With a reluctant sigh, Therese checked the watch on her left wrist. It was after five o’clock, making her an hour late in getting home. She’d told Jacob before he caught his bus this morning that she had an errand to run and had left a note on the refrigerator door to remind them. Still, it was time to go home.

The rain hadn’t let up, falling steadily enough that it had finally overwhelmed the drains along the curbs and crept up over the sidewalk in places. The street outside was a blur of headlights and early dusk, and the people leaving work wore slickers or trench coats or huddled beneath mostly drab umbrellas.

“I should go,” she said.
Should.
Didn’t want to. It had been so long since she’d sat in a quiet place and enjoyed coffee and conversation with a man, unless she counted her last visit home and her father. Though she loved her dad dearly, Keegan was a whole different kind of man.

A handsome, charming, appealing man who could remind her she was a woman with nothing more than a look.

She didn’t make a move to rise, and neither did he. She did pull her keys from her purse and noticed that he’d parked one space down from her. They could share her umbrella on the way out. Funny that the thought caused the sweet, unfamiliar, not-a-panic-attack fluttering. Hadn’t she just shared the umbrella with Carly a short while ago?

Don’t play stupid. Carly’s your best friend. Keegan is not. Carly is a woman. Keegan is definitely not.

“Are the kids old enough to stay alone for a few hours at night?”

Her throat tightened, and so did her fingers, until the bite of the keys forced her to relax. Was he asking just for general conversational purposes, or did he have something in mind?

Something in mind.
It was hard to just say it: dinner. More time together. A date. She didn’t even think of herself as a dating sort of person. Dating was for people who didn’t have the obligations she did, or the past, or the uncertain future.

“A few hours,” she said, wondering if her voice sounded as choked to him as it did to her. “As long as I’m in town. If I go out of town or it’s going to be longer than that, they go to their best friends’ house down the street. Their mom and I trade off sometimes so she and their dad can have date nights.”

Apparently, she’d developed the habit of talking too much when she was nervous. Why hadn’t someone pointed that out to her before?
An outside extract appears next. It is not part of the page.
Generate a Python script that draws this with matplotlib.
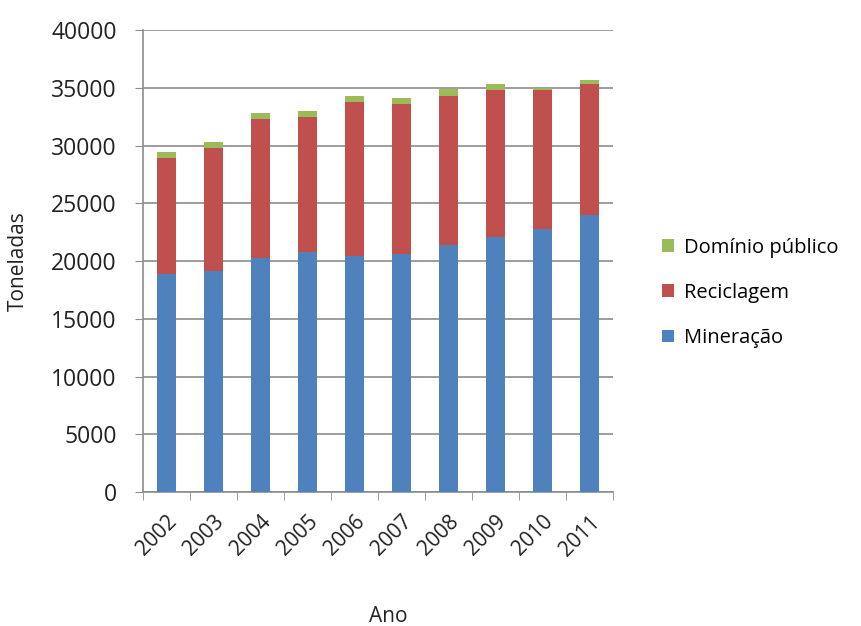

Keegan was quiet, focused on gathering what little trash there was. When he’d done that, he looked up. “Could we have dinner? I’d be happy to get a pizza or take-out for the kids.”

Therese’s nerves tingled as if an electric current hovered in the air, about to disperse its energy at any instant, setting her hair on end and her heart to pounding and maybe scorching her in the process. She should say yes. All the best friends in the world couldn’t disguise the fact that she missed having a man in her life. She
wasn’t
a nun. She
was
alive and breathing. And she liked Keegan.

The kids didn’t get take-out that often. Jacob wouldn’t care, and Abby would be so busy acting out that she wouldn’t notice. They would appreciate that there’d be no table to set, no blessing to sit through, no cleanup. They wouldn’t miss her.

She refused to acknowledge the tiny prick of disappointment inside her.

“All right. What are you in the mood for?” Her lips trembled into a sort of smile. “Please don’t say Mexican. That’s what Jacob wanted for dinner yesterday and the margarita club will be having for dinner tomorrow.”

“Lucky for you, I’m not hungry for Mexican.” He stood, and she pushed to her feet as well, reaching for the umbrella she’d leaned against the wall. “You have any place that serves catfish?”

She gave it a moment’s thought—a couple of barbecue joints, plus at least two home-style cooking restaurants. She chose Paul’s favorite, though. “Walleyed Joe’s. It’s on the northeast side of town. I can give you directions or I can pick you up after I take dinner to the kids and change clothes.”

“Or I can pick you up. I don’t need directions to your house,” he pointed out.

Pick her up. Like a real date. A real man-woman thing. She needed to go by the house anyway. He might be comfortable in damp clothes and shoes, but she wanted something dry against her skin. She could grab food for the kids, deliver the undies to Abby, and have an excuse for not sticking around for the fireworks.